Yale researchers conducted the first known randomized trial comparing three treatment strategies for opioid-dependent patients receiving emergency care. They found that patients given the medication buprenorphine were more likely to engage in addiction treatment and reduce their illicit opioid use.
Dependence on prescription and illicit opioids is an epidemic that continues to grow in the United States and globally. Drug overdoses account for more deaths each day than car crashes. “This is a huge public health problem,” said first author Dr. Gail D’Onofrio, chair of emergency medicine at Yale School of Medicine.
Patients addicted to opioids often seek medical care in hospital emergency departments (EDs). Typically, after emergency care is given for an overdose, abscess, or other health issue, ED providers refer opioid-dependent individuals to addiction treatment. “ED physicians take care of the immediate concern, but don’t treat the underlying problem,” D’Onofrio explained.
To test the efficacy of an intervention including buprenorphine, a medication that reduces opioid cravings and helps to prevent relapse to opioid use, the Yale team — lead by D’Onofrio and Dr. David Fiellin, professor of medicine — conducted a randomized trial of more than 300 opioid-dependent individuals in an urban teaching hospital.

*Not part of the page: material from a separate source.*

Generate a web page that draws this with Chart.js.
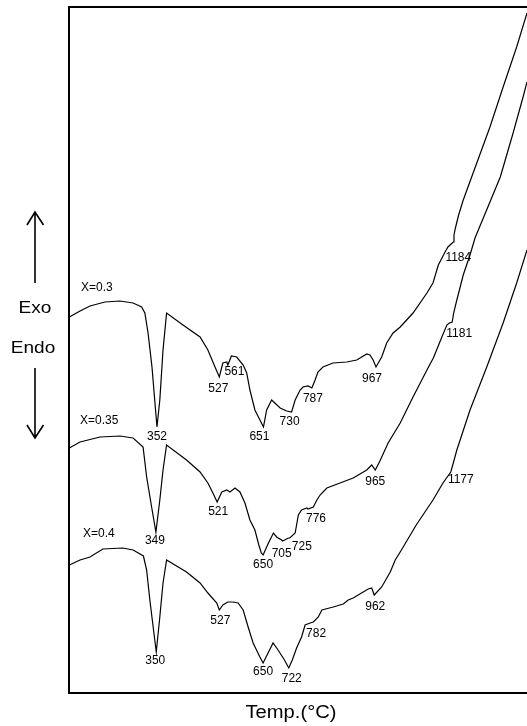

“Prior research at Yale has demonstrated that buprenorphine treatment is highly effective in primary care, and this study was designed in part to expand the reach of this treatment to this critical ED patient population,” said Dr. Patrick O’Connor, professor of medicine and chief of general internal medicine at Yale School of Medicine.

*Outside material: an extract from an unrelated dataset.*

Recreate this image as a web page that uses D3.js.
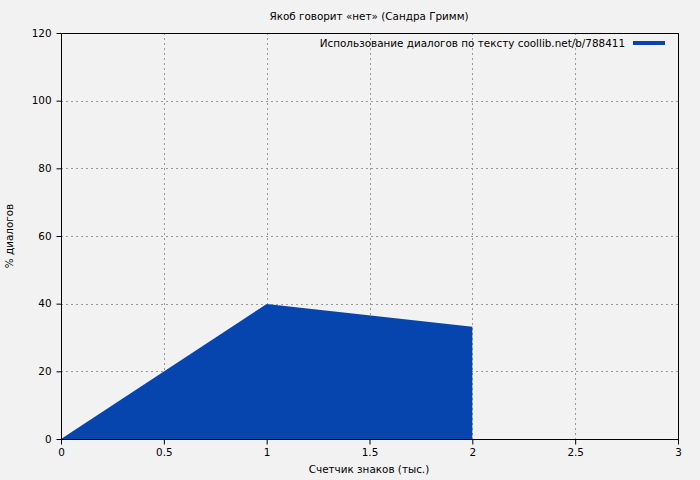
<!DOCTYPE html>
<html>
<head>
<meta charset="utf-8">
<script src="https://cdn.jsdelivr.net/npm/d3@7"></script>
<style>
  body { margin: 0; background: #f2f2f2; }
  svg text { font-family: "DejaVu Sans", Verdana, sans-serif; font-size: 10.4px; fill: #000; }
</style>
</head>
<body>
<svg id="chart" width="700" height="480"></svg>
<script>
// dannye s grafika
var xVals = [0, 1, 2];
var yVals = [0, 39.9, 33.2];
var xTicks = [0, 0.5, 1, 1.5, 2, 2.5, 3];
var yTicks = [0, 20, 40, 60, 80, 100, 120];
var title = "Якоб говорит «нет» (Сандра Гримм)";
var legendText = "Использование диалогов по тексту coollib.net/b/788411";
var xLabel = "Счетчик знаков (тыс.)";
var yLabel = "% диалогов";

var svg = d3.select("#chart");
var pLeft = 61, pRight = 678, pTop = 33, pBottom = 439;
var blue = "#0645ad";
var fontSize = "10.4px";

svg.append("rect").attr("width", 700).attr("height", 480).attr("fill", "#f2f2f2");

var x = d3.scaleLinear().domain([0, 3]).range([pLeft, pRight]);
var y = d3.scaleLinear().domain([0, 120]).range([pBottom, pTop]);

// grid
var grid = svg.append("g");
xTicks.slice(1, -1).forEach(function(t) {
  grid.append("line")
    .attr("x1", Math.round(x(t)) + 0.5).attr("x2", Math.round(x(t)) + 0.5)
    .attr("y1", pTop).attr("y2", pBottom)
    .attr("stroke", "#999").attr("stroke-dasharray", "2,3").attr("stroke-width", 1);
});
yTicks.slice(1, -1).forEach(function(t) {
  grid.append("line")
    .attr("y1", Math.round(y(t)) + 0.5).attr("y2", Math.round(y(t)) + 0.5)
    .attr("x1", pLeft).attr("x2", pRight)
    .attr("stroke", "#999").attr("stroke-dasharray", "2,3").attr("stroke-width", 1);
});

// area
var pts = xVals.map(function(v, i) { return [v, yVals[i]]; });
var area = d3.area()
  .x(function(d) { return x(d[0]); })
  .y0(y(0))
  .y1(function(d) { return y(d[1]); });
svg.append("path").datum(pts).attr("d", area).attr("fill", blue);

// okvir
svg.append("rect")
  .attr("x", pLeft + 0.5).attr("y", pTop + 0.5)
  .attr("width", pRight - pLeft).attr("height", pBottom - pTop)
  .attr("fill", "none").attr("stroke", "#000").attr("stroke-width", 1);

// osi
var xAxis = d3.axisBottom(x).tickValues(xTicks).tickSize(5).tickPadding(4)
  .tickFormat(function(d) { return String(d); });
svg.append("g").attr("transform", "translate(0," + (pBottom + 0.5) + ")").call(xAxis)
  .call(function(g) { g.select(".domain").remove(); });

var yAxis = d3.axisLeft(y).tickValues(yTicks).tickSize(5).tickPadding(5);
svg.append("g").attr("transform", "translate(" + (pLeft + 0.5) + ",0)").call(yAxis)
  .call(function(g) { g.select(".domain").remove(); });

svg.selectAll(".tick text").style("font-family", "DejaVu Sans, Verdana, sans-serif").style("font-size", fontSize).attr("fill", "#000");
svg.selectAll(".tick line").attr("stroke", "#000");

// tekst
svg.append("text").attr("x", 369).attr("y", 20).attr("text-anchor", "middle").text(title);
svg.append("text").attr("x", 369).attr("y", 473).attr("text-anchor", "middle").text(xLabel);
svg.append("text").attr("transform", "translate(13,236) rotate(-90)").attr("text-anchor", "middle").text(yLabel);

// legenda
svg.append("text").attr("x", 625).attr("y", 47).attr("text-anchor", "end").text(legendText);
svg.append("rect").attr("x", 633).attr("y", 41).attr("width", 32).attr("height", 4).attr("fill", blue);
</script>
</body>
</html>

After initial screening, the researchers randomized the study participants into three groups: a referral group that received a list of treatment services; a brief intervention group that received a motivational consultation and referral; and a third group given a brief intervention and treatment with buprenorphine that was continued in primary care.

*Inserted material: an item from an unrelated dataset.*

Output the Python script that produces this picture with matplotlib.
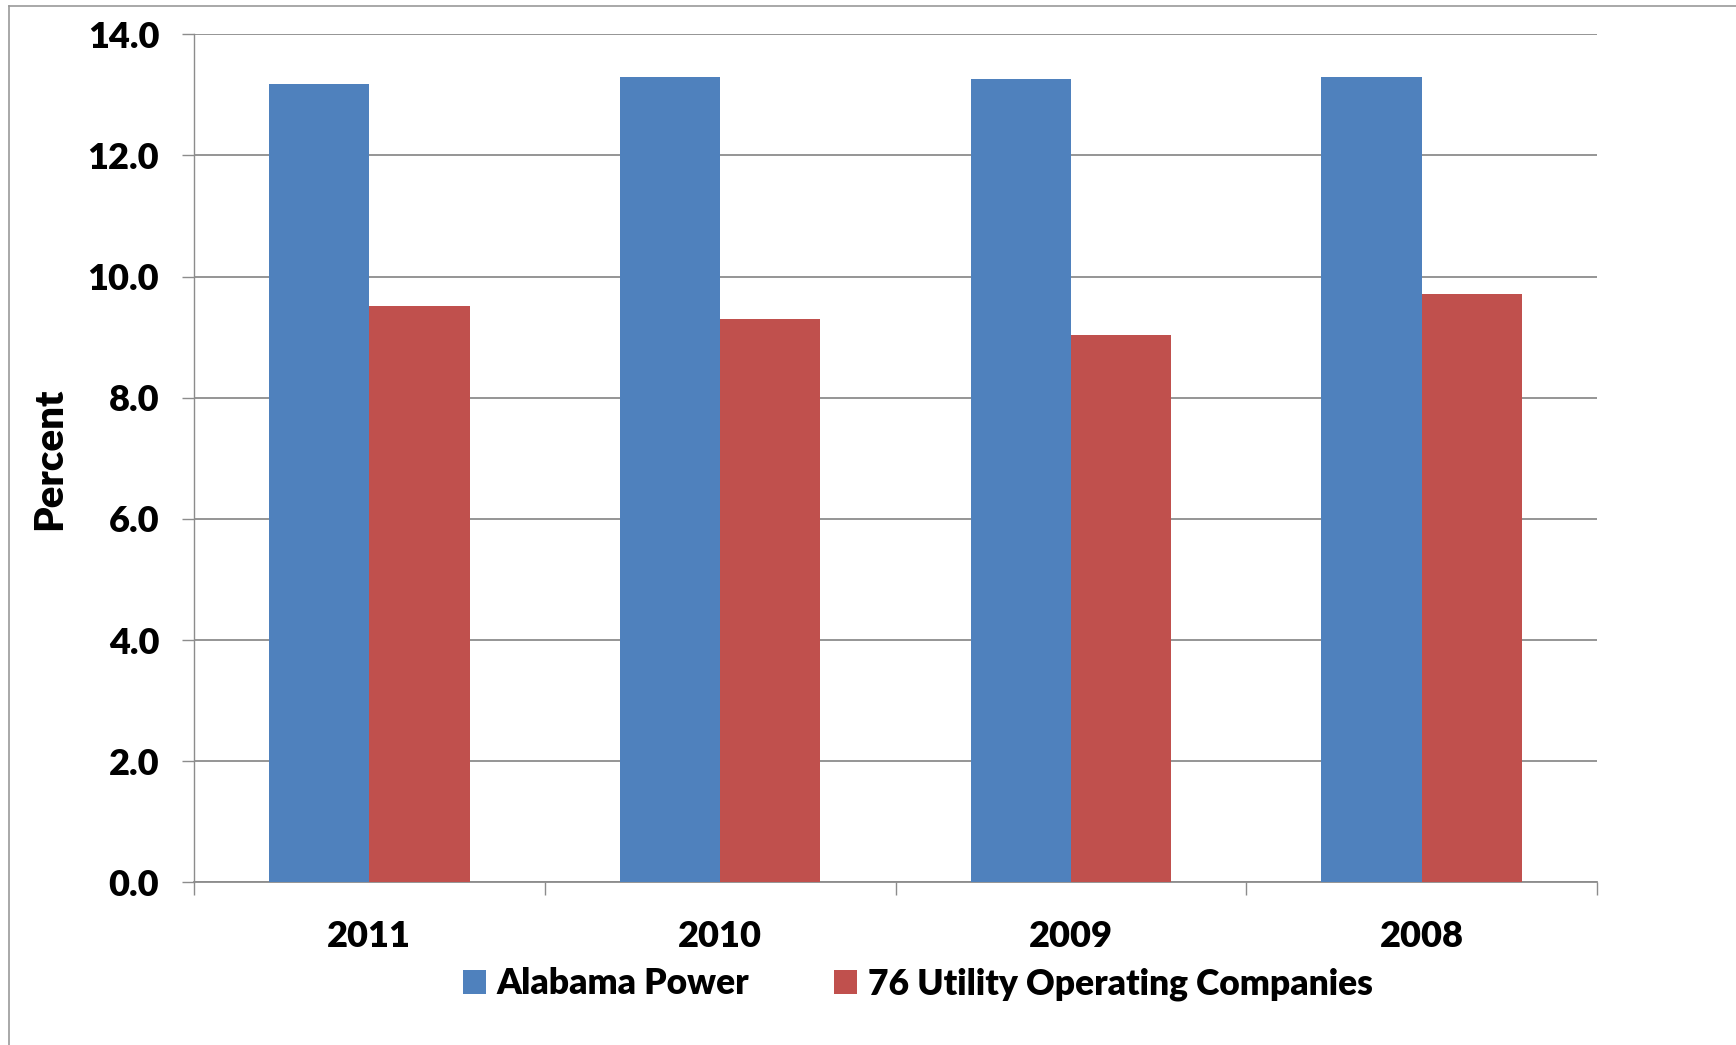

Compared to the referral and brief intervention groups, the buprenorphine-treated patients fared best. “The patients who received ED-initiated medication and referral for ongoing treatment in primary care were twice as likely than the others to be engaged in treatment 30 days later,” said D’Onofrio. “They were less likely to use illicit opioids of any kind.”
The patients given buprenorphine treatment in the ED were also less likely to require in-patient treatment in a residential facility. “They had better results and less utilization of resources,” noted Fiellin, who oversaw their ongoing buprenorphine treatment in primary care.
While the researchers note their findings should be confirmed in other EDs, the study points to an innovative strategy for a persistent public health problem. “We’ve offered another expanded use of the ED to increase access to treatment options for people with this chronic and relapsing condition,” said D’Onofrio.
O’Connor added, “Effectively linking ED-initiated buprenorphine treatment to ongoing treatment in primary care represents an exciting new model for engaging patients who are dependent on opioids into state-of-the-art care.”
Other authors include Yale’s Michael V. Pantalon, Marek C. Chawarski, Susan H. Busch, Patricia H. Owens, and Dr. Steven L. Bernstein.
The study was supported by grant 5R01DA025991 from the National Institutes on Drug Abuse.